A população deste felino, inventariou o ICNF, já conta com duas dezenas de animais, a deambular entre Alcoutim e Castro Marim. “As pessoas tinham perdido o hábito de conviver com o lince”, diz João Alves, referindo que este desaparecera no final do século passado. De acordo com o último censo do lince-ibérico, em 2023, já se superou a barreira dos 2000 exemplares (1730 em Espanha, 291 em Portugal).

Mas a escassez de coelho-bravo, explicou João Alves, está a pôr em causa a multiplicação da espécie, esperando-se que em 2035-40 atinja o estado de “não-preocupante”. A falta de alimento, principalmente o coelho-bravo, tem sido uma das causas para o seu declínio. Através do projecto LIFE, referiu o biólogo, está previsto o repovoamento da espécie cinegética, tendo, para o efeito, destinada uma verba de 200 mil euros.

Simão, um aluno de 11 anos, não se mostrou surpreendido com o que viu e ouviu: “Eu já vi um lince, fui a uma largada e soltei um lince que estava em cativeiro.” De início, refere, o animal até parecia estranhar ver alguém que lhe abria a porta à liberdade. “Não queria ir embora, queria estar ao pé de nós, tivemos de o enxotar para ir para seu habitat natural.”
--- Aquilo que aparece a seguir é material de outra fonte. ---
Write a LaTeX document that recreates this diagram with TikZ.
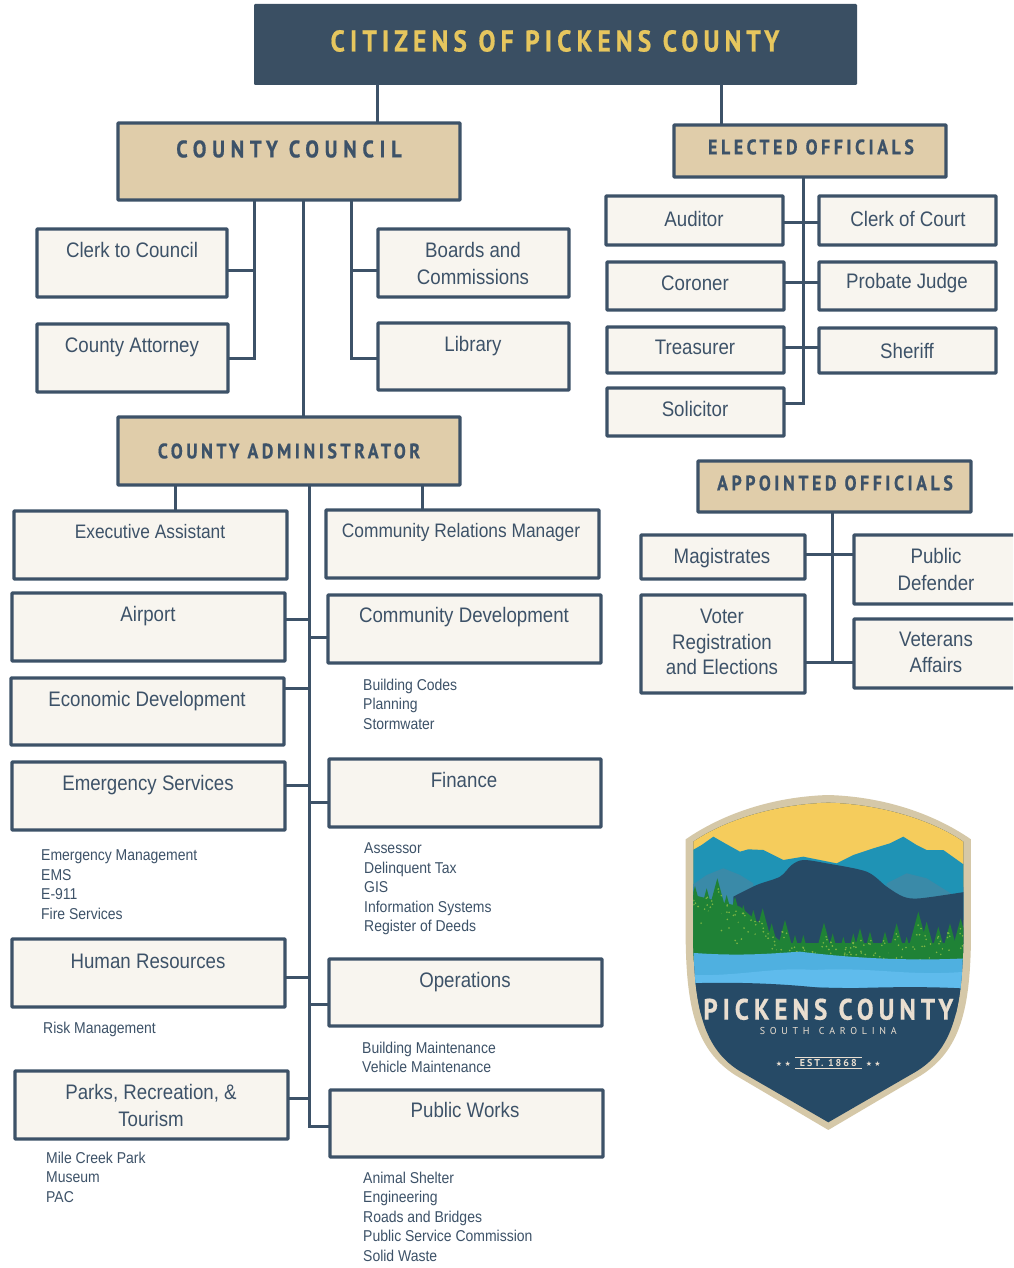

O espectáculo termina com uma mensagem em jeito de apresentação num primeiro dia de aulas: “Sou o maior felino de Portugal, sou bonito e faço lembrar um gato bem-comportado.” A descrição, tipo bilhete-postal, prossegue com as características anatómicas_ “Sou conhecido por ter uma cauda curta, pintas negras por todo o corpo e muitos pêlos nas orelhas em forma de pincel. Tenho pêlos em cada lado das faces. Sou silencioso, alguns chamam-me gato-fantasma.” As despedidas, acompanhadas de palmas e sorrisos das crianças, tiveram o colorido de uma festa de Natal. “Se algum dia nos cruzarmos, admirem a minha beleza. Tirem muitas fotografias. É que eu sou bonito, sou muito mais bonito do que vocês…" Soltaram-se as gargalhadas. Termina, assinando: “Do vosso querido vizinho, o lince-ibérico."